Figure 3. Ṭāq-e Bostān, grotto, investiture of Ḵosraw II, drawn by G.-J. Grélot 1674.
Bembo and Grélot left Isfahan on 22 September for Baghdad. A week later, they stayed at the caravanserai in Messian, and Grélot drew the arches accurately (Figure 2). They made several later stops to inspect pre-Islamic ruins in Kangāvar, Bisetun, and Ṭāq-e Bostān, which Grélot meticulously drew (tr., pp. 368-82, figs. 35-41; Figure 3). Their last stop in Iran was the town of Sumbar on the Kangir River (tr., p. 389, fig. 44), that is, modern Sumār on the Gangir, Ilam province (Jaʿfari, p. 431). Bembo expressed his sorrow in leaving Iran, “where I had been courteously welcomed and treated with every civility” (tr., p. 391). Traveling by way of Baghdad, they reached Aleppo on November 22 and were back in Venice on 15 April 1674 (tr., p. 421).
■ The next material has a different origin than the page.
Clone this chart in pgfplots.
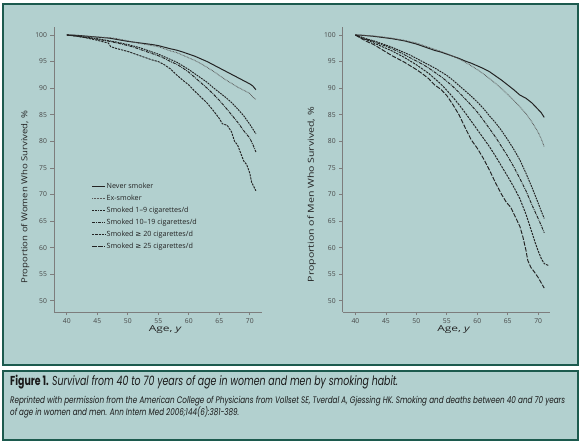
\documentclass[border=0pt]{standalone}
\usepackage{fontspec}
\setmainfont{Open Sans}
\newfontfamily\capfont{Poppins}
\newfontfamily\symfont{DejaVu Sans}
\usepackage{graphicx}
\usepackage{pgfplots}
\pgfplotsset{compat=1.18}
\definecolor{bgteal}{RGB}{178,208,207}
\definecolor{bordgreen}{RGB}{28,90,78}
\definecolor{axgray}{RGB}{125,125,125}
\definecolor{tickgray}{RGB}{70,70,70}
\definecolor{linedark}{RGB}{35,35,35}
\definecolor{exgray}{RGB}{90,90,90}
\tikzset{
  snever/.style={linedark, line width=1bp, solid},
  sex/.style={exgray, line width=0.85bp, dash pattern=on 0.7bp off 0.8bp},
  sone/.style={linedark, line width=0.95bp, dash pattern=on 1.8bp off 0.9bp},
  sten/.style={linedark, line width=0.95bp, dash pattern=on 3bp off 1bp on 0.8bp off 1bp},
  stwenty/.style={linedark, line width=0.95bp, dash pattern=on 2.2bp off 1bp},
  stwfive/.style={linedark, line width=0.95bp, dash pattern=on 4.5bp off 1.5bp},
}
\pgfplotsset{
  panel/.style={
    scale only axis, height=285bp,
    xmin=37.9, xmax=72, ymin=47.9, ymax=101.5,
    axis x line=bottom, axis y line=left,
    axis line style={axgray, line width=0.9bp, -},
    xtick={40,45,...,70}, ytick={50,55,...,100},
    tick align=outside, major tick length=3.5bp,
    tick style={axgray, line width=0.8bp},
    ticklabel style={font=\fontsize{6.8}{7}\selectfont, text=tickgray},
    /pgf/number format/assume math mode=true,
    label style={font=\fontsize{8.3}{9}\selectfont, text=linedark},
    xlabel={\resizebox{33bp}{\height}{Age, \textit{y}}},
    xlabel style={at={(axis description cs:0.535,-0.063)}, anchor=center},
  }
}
\begin{document}
\begin{tikzpicture}
\path[use as bounding box] (0bp,0bp) rectangle (582bp,445bp);
\fill[white] (0bp,0bp) rectangle (582bp,445bp);
\draw[bordgreen, line width=1.5bp, fill=bgteal] (3bp,80bp) rectangle (578bp,441bp);
\draw[bordgreen, line width=1.5bp, fill=bgteal] (3bp,5bp) rectangle (578bp,74bp);

\begin{axis}[panel, at={(54bp,133bp)}, anchor=south west, width=208bp,
  ylabel={\resizebox{173bp}{\height}{Proportion of Women Who Survived, \%}},
  ylabel style={at={(axis description cs:-0.139,0.403)}, anchor=center},
  legend style={at={(axis description cs:0.18,0.458)}, anchor=north west, draw=none, fill=none,
    font=\fontsize{7.2}{8}\selectfont, text=linedark, row sep=3.1bp, inner sep=0pt,
    nodes={inner sep=1pt}},
  legend cell align=left,
  legend image code/.code={\draw[#1] (0bp,0bp) -- (13bp,0bp);}]
\addplot[snever] coordinates {(40,100) (41,99.98) (42,99.9) (43,99.8) (44,99.7) (45,99.6) (46,99.5) (47,99.4) (48,99.2) (49,99.0) (50,98.8) (51,98.65) (52,98.5) (53,98.35) (54,98.2) (55,98.0) (56,97.7) (57,97.4) (58,97.15) (59,96.8) (60,96.4) (61,96.0) (62,95.5) (63,95.0) (64,94.4) (65,93.8) (66,93.2) (67,92.6) (68,92.0) (69,91.4) (70,90.8) (70.5,90.4) (71,89.7)};
\addlegendentry{Never smoker}
\addplot[sex] coordinates {(40,100) (42,99.85) (44,99.7) (46,99.55) (47,99.5) (48,99.35) (50,98.9) (52,98.4) (54,98.0) (55,97.8) (56,97.4) (57,97.0) (58,96.7) (59,96.2) (60,95.7) (61,95.2) (62,94.6) (63,93.9) (64,93.2) (65,92.4) (66,91.6) (67,90.9) (68,90.2) (69,89.6) (70,89.0) (70.5,88.3) (71,87.9)};
\addlegendentry{Ex-smoker}
\addplot[sone] coordinates {(40,100) (41,99.9) (42,99.75) (43,99.6) (44,99.45) (45,99.3) (46,99.1) (47,98.9) (48,98.7) (49,98.45) (50,98.2) (51,97.9) (52,97.6) (53,97.2) (54,96.8) (55,96.4) (56,95.9) (57,95.4) (58,94.9) (59,94.2) (60,93.5) (61,92.7) (62,91.9) (63,91.1) (64,90.1) (65,89.2) (66,88.3) (67,87.3) (68,86.1) (69,84.8) (70,83.2) (70.5,82.3) (71,81.4)};
\addlegendentry{Smoked 1–9 cigarettes/d}
\addplot[sten] coordinates {(40,100) (41,99.85) (42,99.7) (43,99.55) (44,99.4) (45,99.2) (46,99.0) (47,98.8) (48,98.55) (49,98.3) (50,98.0) (51,97.7) (52,97.3) (53,96.9) (54,96.5) (55,96.1) (56,95.6) (57,95.0) (58,94.5) (59,93.8) (60,93.0) (61,92.0) (62,91.0) (63,90.0) (64,88.9) (65,87.7) (66,86.4) (67,85.0) (68,83.6) (69,82.0) (70,80.6) (70.5,79.4) (71,78.0)};
\addlegendentry{Smoked 10–19 cigarettes/d}
\addplot[stwenty] coordinates {(40,100) (41,99.9) (42,99.7) (43,99.5) (44,99.25) (45,99.0) (46,98.7) (46.8,98.5) (47.2,97.8) (48,97.5) (49,97.2) (50,96.9) (51,96.5) (52,96.1) (53,95.7) (54,95.3) (55,95.0) (56,94.4) (57,93.6) (58,92.5) (59,91.5) (60,90.6) (61,89.4) (62,88.3) (63,87.2) (64,85.8) (65,84.3) (65.5,83.3) (66.3,83.0) (67,81.8) (67.5,80.0) (68,79.3) (68.5,77.8) (69,76.3) (69.5,75.6) (70,74.0) (70.3,72.3) (70.6,71.6) (71,70.7)};
\addlegendentry{Smoked {\symfont ≥} 20 cigarettes/d}
\addlegendimage{stwfive}
\addlegendentry{Smoked {\symfont ≥} 25 cigarettes/d}
\end{axis}

\begin{axis}[panel, at={(342.7bp,133bp)}, anchor=south west, width=207.6bp,
  ylabel={\resizebox{175bp}{\height}{Proportion of Men Who Survived, \%}},
  ylabel style={at={(axis description cs:-0.149,0.412)}, anchor=center}]
\addplot[snever] coordinates {(40,100) (41,99.95) (42,99.85) (43,99.75) (44,99.6) (45,99.45) (46,99.3) (47,99.1) (48,98.9) (49,98.6) (50,98.3) (51,97.9) (52,97.5) (53,97.1) (54,96.8) (55,96.4) (56,96.0) (57,95.6) (58,95.1) (59,94.7) (60,94.2) (61,93.7) (62,93.1) (63,92.3) (64,91.5) (65,90.6) (66,89.7) (67,88.7) (68,88.1) (69,87.2) (70,86.0) (70.5,85.4) (71,84.5)};
\addplot[sex] coordinates {(40,100) (42,99.9) (44,99.7) (45,99.55) (46,99.4) (48,99.0) (50,98.5) (52,97.7) (54,96.9) (55,96.5) (56,96.0) (57,95.5) (58,94.9) (59,94.2) (60,93.5) (61,92.7) (62,91.8) (63,90.9) (64,89.9) (65,88.8) (66,87.7) (67,86.5) (68,85.2) (69,83.6) (70,81.7) (70.5,80.5) (71,79.0)};
\addplot[sone] coordinates {(40,100) (41,99.6) (42,99.2) (43,98.9) (44,98.5) (45,98.1) (46,97.7) (47,97.2) (48,96.7) (49,96.2) (50,95.6) (51,95.0) (52,94.4) (53,93.8) (54,93.1) (55,92.4) (56,91.5) (57,90.5) (58,89.5) (59,88.5) (60,87.4) (61,86.2) (62,84.8) (63,83.5) (64,82.0) (65,80.3) (66,78.5) (67,76.5) (68,74.0) (69,71.3) (70,68.4) (70.5,66.9) (71,65.5)};
\addplot[sten] coordinates {(40,100) (41,99.5) (42,99.1) (43,98.8) (44,98.3) (45,97.9) (46,97.4) (47,96.9) (48,96.3) (49,95.7) (50,95.1) (51,94.5) (52,93.8) (53,93.0) (54,92.2) (55,91.3) (56,90.3) (57,89.2) (58,88.0) (59,86.8) (60,85.5) (61,84.0) (62,82.4) (63,80.8) (64,79.0) (65,77.2) (66,75.2) (67,73.0) (68,70.7) (69,68.0) (70,65.5) (70.5,64.2) (71,62.8)};
\addplot[stwenty] coordinates {(40,100) (41,99.4) (42,99.0) (43,98.5) (44,98.0) (45,97.5) (46,97.0) (47,96.4) (48,95.8) (49,95.1) (50,94.4) (51,93.6) (52,92.8) (53,91.8) (54,90.8) (55,89.6) (56,88.3) (57,86.9) (58,85.4) (59,83.8) (60,82.2) (61,80.6) (62,79.0) (63,77.2) (64,75.3) (65,73.4) (66,71.4) (67,69.2) (68,66.3) (69,62.8) (69.5,61.0) (70,59.4) (70.5,58.0) (71,57.0) (71.4,56.8) (71.8,56.6)};
\addplot[stwfive] coordinates {(40,100) (41,99.3) (42,98.7) (43,98.2) (44,97.5) (45,96.8) (46,96.1) (47,95.5) (48,94.9) (49,94.2) (50,93.5) (51,92.7) (52,91.8) (53,90.6) (54,89.8) (55,88.6) (56,86.9) (57,85.0) (58,82.6) (59,80.3) (60,78.7) (61,76.8) (62,74.6) (63,72.2) (64,70.0) (64.8,68.5) (65.5,67.6) (66,66.4) (67,64.0) (67.5,62.0) (68,59.5) (68.3,57.6) (68.8,56.3) (69.4,55.4) (70,54.4) (70.5,53.4) (71,52.4)};
\end{axis}

\node[anchor=base west, inner sep=0pt, text=black!90] at (10bp,59bp)
  {\resizebox{388bp}{\height}{\capfont\fontsize{13}{15}\selectfont\textbf{Figure 1.} \textit{Survival from 40 to 70 years of age in women and men by smoking habit.}}};
\node[anchor=base west, inner sep=0pt, text=black!90] at (10bp,41bp)
  {\resizebox{555bp}{\height}{\capfont\itshape\fontsize{9.5}{11}\selectfont Reprinted with permission from the American College of Physicians from Vollset SE, Tverdal A, Gjessing HK. Smoking and deaths between 40 and 70 years}};
\node[anchor=base west, inner sep=0pt, text=black!90] at (10bp,29bp)
  {\resizebox{229bp}{\height}{\capfont\itshape\fontsize{9.5}{11}\selectfont of age in women and men. Ann Intern Med 2006;144(6):381-389.}};
\end{tikzpicture}
\end{document}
Bembo’s memoir is a remarkable document for its illustrations as well as its informative text. The young Venetian was neither merchant, diplomat, missionary, nor scholar, though he may have been an aspiring author traveling in the footsteps of Pietro della Valle. At the outset of his journey, he was only nineteen years old, and he had a youth’s appetite for adventure, experiences, and food. He also had a well-developed aesthetic sense and obviously loved the buildings he saw, particularly in Isfahan. He traveled in order to learn, and his book also documents an admirable frugality; he even provided it with a two-page account of his expenses, so that other travelers would know how much such a journey would cost. His book is a major contribution to our knowledge of Iran in the 17th century.
Bibliography
Ambrogio Bembo, Viaggio e giornale per parte dell’ Asia di Quattro anni incirca fatto de ma Ambrosio Bembo Nobile Veneto, ed. Antonio Invernizzi, Turin, 2005; tr. Clara Bargellini, as The Travels and Journal of Ambrosio Bembo, ed. Anthony Welch, Berkeley, 2007.
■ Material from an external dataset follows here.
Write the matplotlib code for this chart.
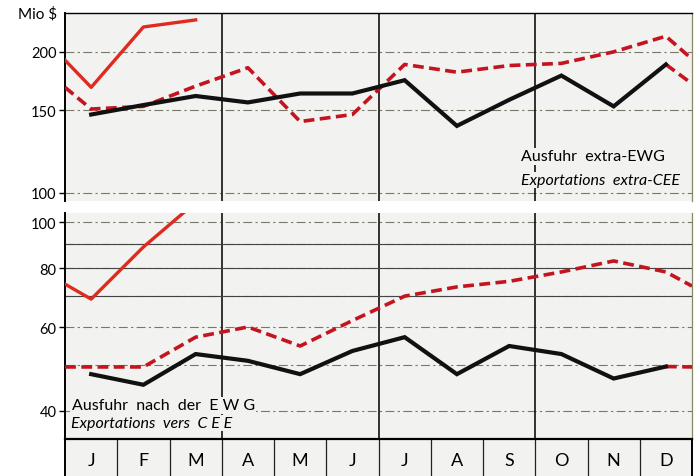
import matplotlib
matplotlib.use("Agg")
import matplotlib.pyplot as plt
from matplotlib.ticker import FixedLocator, NullLocator

plt.rcParams['font.family'] = ['Lato', 'DejaVu Sans']

months = ['J', 'F', 'M', 'A', 'M', 'J', 'J', 'A', 'S', 'O', 'N', 'D']

# upper panel: Ausfuhr extra-EWG (Mio $)
extra_cur = [168, 226, 234]                      # red solid, Jan-Mar
extra_cur_start = 192                            # carried in from previous December
extra_prev = [151, 153, 169, 185, 142, 147, 188, 181, 187, 189, 200, 216]  # red dashed
extra_prev_start = 168
extra_prev_end = 193
extra_mid = [147, 154, 161, 156, 163, 163, 174, 139, 158, 178, 153, 188]   # black
extra_mid_end = 171

# lower panel: Ausfuhr nach der EWG (Mio $)
ewg_cur = [68.8, 88.6, 110]
ewg_cur_start = 74
ewg_prev = [49.5, 49.5, 57.2, 60.1, 54.8, 62, 69.8, 73, 75, 78.5, 82.8, 78.5]
ewg_prev_start = 49.5
ewg_prev_end = 73.3
ewg_mid = [47.8, 45.4, 52.7, 51, 47.8, 53.5, 57.2, 47.8, 54.8, 52.7, 46.8, 49.6]
ewg_mid_end = 49.5

top_ticks = [100, 150, 200]
top_grid = [100, 150, 200]
bot_ticks = [40, 60, 80, 100]
bot_grid = [40, 50, 60, 70, 80, 90, 100]

RED = '#de2a1f'
DRED = '#c4141f'
BG = '#f2f2f0'
DASH = (3.0, 1.5)

x = list(range(12))
left_edge = -0.5
right_edge = 11.5

fig = plt.figure(figsize=(7, 4.77), dpi=100)
ax_top = fig.add_axes([0.0929, 0.5765, 0.8957, 0.394])
ax_bot = fig.add_axes([0.0929, 0.0776, 0.8957, 0.4738])
ax_mon = fig.add_axes([0.0929, -0.01, 0.8957, 0.0876])


def draw_panel(ax, cur, cur_start, prev, prev_start, prev_end, mid, mid_end,
               ylim, ticks, grid):
    ax.set_facecolor(BG)
    ax.set_yscale('log')
    ax.set_xlim(left_edge, right_edge)
    ax.set_ylim(*ylim)
    for g in grid:
        ax.axhline(g, color='#77776a', lw=0.8, ls=(0, (8, 3, 2, 3)), zorder=1)
    for q in (2.5, 5.5, 8.5):
        ax.axvline(q, color='#111111', lw=1.2, zorder=1)
    # red dashed (previous year)
    ax.plot([left_edge] + x + [right_edge], [prev_start] + prev + [prev_end],
            color=DRED, lw=2.6, dashes=DASH, zorder=3)
    # black line
    ax.plot(x, mid, color='#111111', lw=3.0, zorder=4, solid_joinstyle='miter')
    ax.plot([x[-1], right_edge], [mid[-1], mid_end], color=DRED, lw=2.6,
            dashes=DASH, zorder=3)
    # red solid (current year)
    ax.plot([left_edge] + x[:len(cur)], [cur_start] + cur, color=RED, lw=2.4,
            zorder=5)
    ax.yaxis.set_major_locator(FixedLocator(ticks))
    ax.yaxis.set_minor_locator(NullLocator())
    ax.set_yticklabels([str(t) for t in ticks])
    ax.tick_params(axis='y', length=4, width=1, labelsize=10.5, pad=2)
    ax.set_xticks([])
    for s in ('top', 'bottom'):
        ax.spines[s].set_visible(False)
    ax.spines['left'].set_linewidth(1.4)
    ax.spines['right'].set_color('#888866')
    ax.spines['right'].set_linewidth(0.9)


draw_panel(ax_top, extra_cur, extra_cur_start, extra_prev, extra_prev_start,
           extra_prev_end, extra_mid, extra_mid_end, (96.1, 242),
           top_ticks, top_grid)
ax_top.spines['top'].set_visible(True)
ax_top.spines['top'].set_linewidth(1.0)

draw_panel(ax_bot, ewg_cur, ewg_cur_start, ewg_prev, ewg_prev_start,
           ewg_prev_end, ewg_mid, ewg_mid_end, (34.9, 104.5),
           bot_ticks, bot_grid)
for g in (70, 80, 90):
    ax_bot.axhline(g, color='#444444', lw=0.8, zorder=1)

ax_top.text(-0.012, 1.0, 'Mio $', transform=ax_top.transAxes, ha='right',
            va='center', fontsize=11)

lab = dict(ha='left', va='center', fontsize=11.5, zorder=6,
           bbox=dict(facecolor=BG, edgecolor='none', pad=1))
ax_top.text(0.727, 0.239, 'Ausfuhr  extra-EWG', transform=ax_top.transAxes, **lab)
ax_top.text(0.727, 0.112, 'Exportations  extra-CEE', transform=ax_top.transAxes,
            style='italic', **lab)
ax_bot.text(0.011, 0.150, 'Ausfuhr  nach  der  E W G', transform=ax_bot.transAxes, **lab)
ax_bot.text(0.009, 0.071, 'Exportations  vers  C E E', transform=ax_bot.transAxes,
            style='italic', **lab)

# month band
ax_mon.set_facecolor(BG)
ax_mon.set_xlim(left_edge, right_edge)
ax_mon.set_ylim(0, 1)
for i in range(11):
    ax_mon.axvline(i + 0.5, color='#222222', lw=0.9)
for i, m in enumerate(months):
    ax_mon.text(i, 0.5, m, ha='center', va='center', fontsize=13)
ax_mon.set_xticks([])
ax_mon.set_yticks([])
ax_mon.spines['top'].set_linewidth(1.6)
ax_mon.spines['left'].set_linewidth(1.4)
ax_mon.spines['right'].set_linewidth(1.4)

fig.savefig('out.png', dpi=100, facecolor='white')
Michele Bernardini, “Italy iv. Travel Accounts” in EIr. XIV, pp. 250-59l
Jean Chardin,
Voyage en Perse, 10 vols., Amsterdam, 1711.
Pierto Della Valle, Viaggi di Pietro della Valle il Pellegrino, 4 vols., Rome, 1650-63.
Raphaël du Mans, Estat de la Perse en 1660, ed. Charles Henri Schefer, Paris, 1890.
Guillaume-Joseph Grélot, Relation nouvelle d’un voyage de Constantinople, Paris, 1680.
Antonio Invernizzi, “Ambrosio Bembo e Guillaume Grelot alle Porte dell’Asia,” in Edward Dabrowa, ed., Ancient Iran and its Neighbours: Studies in Honour of Prof. Jósef Wolski on Occasion of His 95th Birthday, Krakow, 2005, pp. 111-21.
ʿAbbās Jaʿfari, Rudhā va rudḵāna-ye Irān II, Tehran, 2005.
Jacopo Morelli, “Ambrosio Bembo,” in idem, Dissertazione intorno ad alcuni viaggiatori eruditi veneziani poco noti, Venice, 1803, pp. 50-79.
Francis Richard, Raphaël du Mans, missionnaire en Perse au XVIIe siècle, 2 vols., Paris, 1995.
Anthony Welch, Shah ʿAbbas and the Arts of Isfahan, New York 1973, pp. 104, 117.
Idem, “Safavi Iran as Seen through Venetian Eyes,” in Andrew Newman, ed., Society and Culture in the Early Modern Middle East: Studies on Iran in the Safavid Period, Leiden and Boston, 2003, pp. 97-121.